- Funyan Bira Location within Ethiopia
- Coordinates: 9°24′N 42°19′E﻿ / ﻿9.400°N 42.317°E
- Country: Ethiopia
- Region: Oromia
- Zone: East Hararghe Zone
- Woreda: Gursum

Population (2005)
- • Total: 15,478
- Time zone: UTC+3 (EAT)

= Funyan Bira =

Town located in Oromia state of Ethiopia

Funyan Bira (Funyaan Bira) is a town in East Hararghe Zone of Oromia Region in Ethiopia, on a high plateau at the southern base of Mount Kondudo, which gives the town a climate similar to Harar. It is the administrative center of Gursum District

Fugnan Bira has a latitude and longitude of with an elevation between 1980 and 2049 meters above sea level.

== History ==
In the early 1930s, at Funyan Bira was an agency of Said Bazarah, an export-import firm founded in 1887. During a period of unrest in the area around May 1942, Funyan Bira was also pillaged and burnt. The market was sacked next year during fighting between the Jaarso and Ethiopian government troops.

== Overview ==

The town and its vicinity has suffered from deforestation over the last 30 years. The approximately 9,000 hectares of quasi pristine forest on Mount Medero were reduced to a few remnant patches over a period of just five years from 1992 to 1993. With no active intervention most of its poorer residents will face unprecedented challenges in meeting their basic requirements. The recent recovery of one of just two feral horse population in Africa on Mt. Kundudo and, possibly the publication of the findings of a set of Italian missions in the area, the last of which (published November 2008) evaluates the significance of rock paintings on Mount Stinico, the "nose" overlooking the town, and proposes tourism as a possible source of revenue in the area. The same research-action team, led by Prof. M. Viganò is proposing a series of reafforestations.

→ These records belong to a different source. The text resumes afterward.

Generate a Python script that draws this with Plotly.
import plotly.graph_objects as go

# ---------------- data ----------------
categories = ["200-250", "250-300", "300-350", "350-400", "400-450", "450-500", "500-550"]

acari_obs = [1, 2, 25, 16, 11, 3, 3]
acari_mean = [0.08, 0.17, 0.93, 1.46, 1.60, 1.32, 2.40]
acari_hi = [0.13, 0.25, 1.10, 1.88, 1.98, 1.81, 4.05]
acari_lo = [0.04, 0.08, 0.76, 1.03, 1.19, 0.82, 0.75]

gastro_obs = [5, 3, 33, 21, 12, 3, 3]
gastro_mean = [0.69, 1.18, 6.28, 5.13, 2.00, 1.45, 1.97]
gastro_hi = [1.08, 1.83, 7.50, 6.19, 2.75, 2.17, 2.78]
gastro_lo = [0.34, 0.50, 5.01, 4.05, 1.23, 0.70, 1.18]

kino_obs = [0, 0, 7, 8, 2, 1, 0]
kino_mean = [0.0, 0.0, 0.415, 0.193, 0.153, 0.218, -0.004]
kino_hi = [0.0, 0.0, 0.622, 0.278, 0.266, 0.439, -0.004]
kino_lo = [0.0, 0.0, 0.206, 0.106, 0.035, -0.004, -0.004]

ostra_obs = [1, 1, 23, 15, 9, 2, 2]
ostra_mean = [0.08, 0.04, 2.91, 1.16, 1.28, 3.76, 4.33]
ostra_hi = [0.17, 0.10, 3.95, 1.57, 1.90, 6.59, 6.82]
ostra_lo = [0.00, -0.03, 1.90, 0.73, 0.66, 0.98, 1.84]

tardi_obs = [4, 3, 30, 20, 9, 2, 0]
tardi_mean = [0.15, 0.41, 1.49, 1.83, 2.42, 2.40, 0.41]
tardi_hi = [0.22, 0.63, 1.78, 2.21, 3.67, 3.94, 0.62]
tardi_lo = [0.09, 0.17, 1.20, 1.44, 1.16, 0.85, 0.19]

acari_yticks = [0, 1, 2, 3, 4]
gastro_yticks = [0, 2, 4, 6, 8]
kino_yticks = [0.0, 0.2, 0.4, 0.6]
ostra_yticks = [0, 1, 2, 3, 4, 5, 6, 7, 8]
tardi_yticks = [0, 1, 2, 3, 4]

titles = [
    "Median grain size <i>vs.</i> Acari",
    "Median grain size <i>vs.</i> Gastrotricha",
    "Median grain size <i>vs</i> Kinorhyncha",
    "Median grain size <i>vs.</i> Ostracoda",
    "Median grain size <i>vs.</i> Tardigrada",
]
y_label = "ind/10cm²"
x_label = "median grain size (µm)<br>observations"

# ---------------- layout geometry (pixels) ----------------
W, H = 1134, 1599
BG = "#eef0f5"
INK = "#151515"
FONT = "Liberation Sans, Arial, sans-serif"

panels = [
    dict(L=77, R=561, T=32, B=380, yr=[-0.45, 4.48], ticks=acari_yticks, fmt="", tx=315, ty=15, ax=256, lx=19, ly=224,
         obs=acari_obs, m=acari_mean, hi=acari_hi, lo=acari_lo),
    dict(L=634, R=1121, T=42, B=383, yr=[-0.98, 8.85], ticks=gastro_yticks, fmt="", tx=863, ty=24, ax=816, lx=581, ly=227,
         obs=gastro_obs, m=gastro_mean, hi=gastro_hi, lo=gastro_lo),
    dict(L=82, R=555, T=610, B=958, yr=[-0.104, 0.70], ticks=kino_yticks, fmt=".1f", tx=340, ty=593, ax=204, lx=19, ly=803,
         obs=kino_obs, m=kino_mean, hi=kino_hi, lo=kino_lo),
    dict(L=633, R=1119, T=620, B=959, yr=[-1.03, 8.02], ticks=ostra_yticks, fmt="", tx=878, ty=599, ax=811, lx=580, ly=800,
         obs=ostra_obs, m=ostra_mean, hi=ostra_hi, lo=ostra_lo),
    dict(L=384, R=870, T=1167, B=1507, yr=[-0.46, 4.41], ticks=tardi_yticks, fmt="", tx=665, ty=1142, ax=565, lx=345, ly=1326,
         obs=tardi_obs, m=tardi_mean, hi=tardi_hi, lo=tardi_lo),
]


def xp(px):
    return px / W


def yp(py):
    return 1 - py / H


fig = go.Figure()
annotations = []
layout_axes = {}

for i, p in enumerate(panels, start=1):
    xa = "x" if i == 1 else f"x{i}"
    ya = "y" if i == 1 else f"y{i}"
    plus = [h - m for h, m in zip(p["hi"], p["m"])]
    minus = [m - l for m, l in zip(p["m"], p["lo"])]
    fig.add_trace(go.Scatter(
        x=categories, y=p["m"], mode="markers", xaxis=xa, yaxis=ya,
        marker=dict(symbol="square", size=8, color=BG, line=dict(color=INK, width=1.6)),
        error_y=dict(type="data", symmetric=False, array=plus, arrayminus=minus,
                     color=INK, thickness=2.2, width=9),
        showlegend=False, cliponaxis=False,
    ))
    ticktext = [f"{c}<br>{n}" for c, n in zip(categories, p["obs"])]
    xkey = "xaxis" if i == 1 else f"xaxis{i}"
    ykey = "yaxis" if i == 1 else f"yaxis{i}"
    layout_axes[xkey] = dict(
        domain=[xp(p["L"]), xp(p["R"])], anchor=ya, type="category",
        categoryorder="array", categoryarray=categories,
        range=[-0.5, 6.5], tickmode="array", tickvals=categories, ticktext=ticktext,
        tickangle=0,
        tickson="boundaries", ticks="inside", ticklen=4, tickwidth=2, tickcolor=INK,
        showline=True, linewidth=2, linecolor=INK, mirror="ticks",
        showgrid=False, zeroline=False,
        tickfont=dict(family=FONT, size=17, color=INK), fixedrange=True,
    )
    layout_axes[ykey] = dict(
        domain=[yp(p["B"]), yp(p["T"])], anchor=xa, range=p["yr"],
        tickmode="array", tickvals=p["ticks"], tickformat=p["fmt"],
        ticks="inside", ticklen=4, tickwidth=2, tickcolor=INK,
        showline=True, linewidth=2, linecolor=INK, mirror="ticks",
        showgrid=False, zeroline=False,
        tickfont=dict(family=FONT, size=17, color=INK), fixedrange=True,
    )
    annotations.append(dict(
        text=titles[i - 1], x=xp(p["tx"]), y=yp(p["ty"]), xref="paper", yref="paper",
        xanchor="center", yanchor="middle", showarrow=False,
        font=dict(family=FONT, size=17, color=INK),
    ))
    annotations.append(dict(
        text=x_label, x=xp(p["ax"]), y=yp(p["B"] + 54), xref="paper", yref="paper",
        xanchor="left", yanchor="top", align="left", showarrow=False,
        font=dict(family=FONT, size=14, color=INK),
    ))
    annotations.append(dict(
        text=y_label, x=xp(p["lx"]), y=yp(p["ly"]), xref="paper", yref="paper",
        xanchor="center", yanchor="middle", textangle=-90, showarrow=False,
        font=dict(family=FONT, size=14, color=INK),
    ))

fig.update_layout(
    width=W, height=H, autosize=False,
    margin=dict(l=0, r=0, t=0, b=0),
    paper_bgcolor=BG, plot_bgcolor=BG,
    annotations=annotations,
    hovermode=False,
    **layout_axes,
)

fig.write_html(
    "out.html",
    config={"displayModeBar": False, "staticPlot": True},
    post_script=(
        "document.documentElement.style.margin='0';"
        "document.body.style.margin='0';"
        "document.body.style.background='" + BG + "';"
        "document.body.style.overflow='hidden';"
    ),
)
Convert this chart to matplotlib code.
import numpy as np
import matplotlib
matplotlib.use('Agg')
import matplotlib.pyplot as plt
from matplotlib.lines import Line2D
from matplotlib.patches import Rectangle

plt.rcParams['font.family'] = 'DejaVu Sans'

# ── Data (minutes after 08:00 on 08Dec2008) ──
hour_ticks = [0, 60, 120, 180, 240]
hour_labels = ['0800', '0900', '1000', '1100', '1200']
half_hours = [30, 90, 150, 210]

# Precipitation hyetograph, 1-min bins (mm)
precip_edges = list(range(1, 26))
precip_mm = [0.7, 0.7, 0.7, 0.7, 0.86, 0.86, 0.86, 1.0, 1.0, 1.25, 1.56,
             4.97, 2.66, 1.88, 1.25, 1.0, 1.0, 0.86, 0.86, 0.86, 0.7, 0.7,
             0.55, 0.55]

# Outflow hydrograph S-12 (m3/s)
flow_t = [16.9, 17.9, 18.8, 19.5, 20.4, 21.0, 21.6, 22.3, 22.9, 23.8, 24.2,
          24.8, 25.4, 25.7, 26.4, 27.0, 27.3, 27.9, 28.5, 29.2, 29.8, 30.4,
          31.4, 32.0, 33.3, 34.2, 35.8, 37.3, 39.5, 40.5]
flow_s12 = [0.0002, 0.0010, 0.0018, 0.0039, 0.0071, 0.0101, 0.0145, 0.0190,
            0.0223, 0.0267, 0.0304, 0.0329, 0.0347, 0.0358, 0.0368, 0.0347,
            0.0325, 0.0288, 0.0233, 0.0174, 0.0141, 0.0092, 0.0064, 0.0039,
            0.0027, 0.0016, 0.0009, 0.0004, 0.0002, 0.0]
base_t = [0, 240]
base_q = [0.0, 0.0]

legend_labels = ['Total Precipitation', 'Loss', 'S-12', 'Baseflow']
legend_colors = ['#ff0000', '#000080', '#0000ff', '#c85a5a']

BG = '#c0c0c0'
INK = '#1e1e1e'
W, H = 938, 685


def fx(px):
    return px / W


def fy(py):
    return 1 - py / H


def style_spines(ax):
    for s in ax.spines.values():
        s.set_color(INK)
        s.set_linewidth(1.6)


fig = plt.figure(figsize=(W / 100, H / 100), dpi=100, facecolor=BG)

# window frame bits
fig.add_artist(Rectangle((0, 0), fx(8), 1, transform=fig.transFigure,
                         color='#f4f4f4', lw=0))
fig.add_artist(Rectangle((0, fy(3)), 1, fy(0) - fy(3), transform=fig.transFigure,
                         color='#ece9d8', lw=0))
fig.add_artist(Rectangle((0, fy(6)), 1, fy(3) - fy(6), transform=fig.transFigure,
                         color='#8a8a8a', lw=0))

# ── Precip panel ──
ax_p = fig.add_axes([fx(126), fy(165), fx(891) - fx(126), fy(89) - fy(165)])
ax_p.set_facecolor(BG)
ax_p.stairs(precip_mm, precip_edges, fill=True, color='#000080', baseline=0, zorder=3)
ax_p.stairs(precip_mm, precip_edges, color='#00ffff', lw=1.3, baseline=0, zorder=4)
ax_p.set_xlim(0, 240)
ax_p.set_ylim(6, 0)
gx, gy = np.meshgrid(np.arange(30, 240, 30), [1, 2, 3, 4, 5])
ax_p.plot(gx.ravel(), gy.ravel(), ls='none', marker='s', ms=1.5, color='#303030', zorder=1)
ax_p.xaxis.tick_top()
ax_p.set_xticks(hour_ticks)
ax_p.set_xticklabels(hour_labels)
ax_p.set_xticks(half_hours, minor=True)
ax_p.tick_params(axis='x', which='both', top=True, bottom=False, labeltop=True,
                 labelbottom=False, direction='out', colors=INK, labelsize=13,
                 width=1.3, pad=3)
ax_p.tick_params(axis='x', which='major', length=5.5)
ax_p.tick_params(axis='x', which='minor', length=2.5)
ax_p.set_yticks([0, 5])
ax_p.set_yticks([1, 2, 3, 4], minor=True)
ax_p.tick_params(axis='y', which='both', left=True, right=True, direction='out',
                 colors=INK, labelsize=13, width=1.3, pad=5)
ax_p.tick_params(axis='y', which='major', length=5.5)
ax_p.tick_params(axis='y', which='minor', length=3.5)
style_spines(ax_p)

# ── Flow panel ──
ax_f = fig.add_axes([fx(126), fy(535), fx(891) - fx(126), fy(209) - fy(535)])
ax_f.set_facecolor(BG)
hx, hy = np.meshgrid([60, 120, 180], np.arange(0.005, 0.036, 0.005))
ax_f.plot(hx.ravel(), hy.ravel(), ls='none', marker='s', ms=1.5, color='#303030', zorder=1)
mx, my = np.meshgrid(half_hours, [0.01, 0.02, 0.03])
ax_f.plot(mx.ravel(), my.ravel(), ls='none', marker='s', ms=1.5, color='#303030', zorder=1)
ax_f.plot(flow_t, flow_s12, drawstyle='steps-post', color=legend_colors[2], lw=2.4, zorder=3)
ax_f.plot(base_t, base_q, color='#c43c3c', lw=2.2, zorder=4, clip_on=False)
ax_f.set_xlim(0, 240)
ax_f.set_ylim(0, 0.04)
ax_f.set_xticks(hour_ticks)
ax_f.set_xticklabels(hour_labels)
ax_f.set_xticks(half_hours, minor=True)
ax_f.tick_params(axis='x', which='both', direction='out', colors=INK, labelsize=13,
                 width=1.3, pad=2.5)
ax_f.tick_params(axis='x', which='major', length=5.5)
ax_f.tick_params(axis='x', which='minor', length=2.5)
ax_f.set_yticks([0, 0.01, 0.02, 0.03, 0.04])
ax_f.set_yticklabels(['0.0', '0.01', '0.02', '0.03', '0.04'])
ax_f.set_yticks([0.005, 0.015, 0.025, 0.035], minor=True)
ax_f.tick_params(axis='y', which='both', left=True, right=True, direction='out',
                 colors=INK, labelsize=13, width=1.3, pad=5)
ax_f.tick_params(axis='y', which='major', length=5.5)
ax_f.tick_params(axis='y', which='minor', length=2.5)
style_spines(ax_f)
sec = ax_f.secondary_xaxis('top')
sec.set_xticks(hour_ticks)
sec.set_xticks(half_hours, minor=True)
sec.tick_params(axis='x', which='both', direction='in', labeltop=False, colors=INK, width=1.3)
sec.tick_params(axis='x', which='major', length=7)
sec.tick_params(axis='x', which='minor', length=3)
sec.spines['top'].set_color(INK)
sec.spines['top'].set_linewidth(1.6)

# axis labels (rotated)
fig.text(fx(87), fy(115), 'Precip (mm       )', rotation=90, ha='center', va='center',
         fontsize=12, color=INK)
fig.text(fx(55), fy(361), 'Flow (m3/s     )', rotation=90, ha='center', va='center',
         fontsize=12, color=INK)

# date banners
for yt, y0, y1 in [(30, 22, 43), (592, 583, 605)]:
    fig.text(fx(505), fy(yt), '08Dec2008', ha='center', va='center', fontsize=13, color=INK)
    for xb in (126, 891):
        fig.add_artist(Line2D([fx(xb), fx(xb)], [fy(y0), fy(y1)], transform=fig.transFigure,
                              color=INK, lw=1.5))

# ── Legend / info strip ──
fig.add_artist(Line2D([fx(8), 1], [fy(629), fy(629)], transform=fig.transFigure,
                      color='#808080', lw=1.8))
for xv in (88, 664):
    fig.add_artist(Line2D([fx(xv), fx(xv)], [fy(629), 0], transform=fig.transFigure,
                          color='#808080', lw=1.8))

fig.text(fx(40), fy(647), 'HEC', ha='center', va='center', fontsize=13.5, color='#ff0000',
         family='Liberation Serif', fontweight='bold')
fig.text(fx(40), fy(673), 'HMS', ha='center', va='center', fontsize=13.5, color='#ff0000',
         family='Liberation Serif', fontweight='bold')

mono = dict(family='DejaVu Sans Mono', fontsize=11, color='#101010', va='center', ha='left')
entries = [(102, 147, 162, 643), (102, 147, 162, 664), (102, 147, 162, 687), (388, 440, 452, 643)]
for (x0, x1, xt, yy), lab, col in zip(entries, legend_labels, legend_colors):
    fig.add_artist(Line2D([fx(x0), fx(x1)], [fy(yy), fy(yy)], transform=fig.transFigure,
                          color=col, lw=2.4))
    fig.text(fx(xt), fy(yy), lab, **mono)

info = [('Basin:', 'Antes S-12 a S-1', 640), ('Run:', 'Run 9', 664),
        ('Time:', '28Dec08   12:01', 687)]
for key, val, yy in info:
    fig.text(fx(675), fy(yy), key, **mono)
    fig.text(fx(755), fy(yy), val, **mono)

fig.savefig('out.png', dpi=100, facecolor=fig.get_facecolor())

The Oromo language Funyaan Bira means near a nose, referring to the town's proximity to the last part of a mountain chain. The town has also variously been known as (or spelled) Fugnanbira, Fiambiro, Flambiro, Fiyambiro, Funyambira, Finianbira, Fugnan Hujuba, Fugnan Ugiuba, Funyan Jeba, F. Jebe, Borsom, and Funyaabirra.

== Demographics ==
Based on figures from the Central Statistical Agency in 2005, Funyan Bira has an estimated total population of 15,478 of whom 7,676 are men and 7,802 are women. The 1994 national census reported this town had a total population of 8,657 of whom 4,163 were men and 4,494 women. The town is primarily inhabited by th Jaarso clan with a minority of (Bursuuk) and Akisho. The Gadabuursi subclan of the Dir also settle in the town.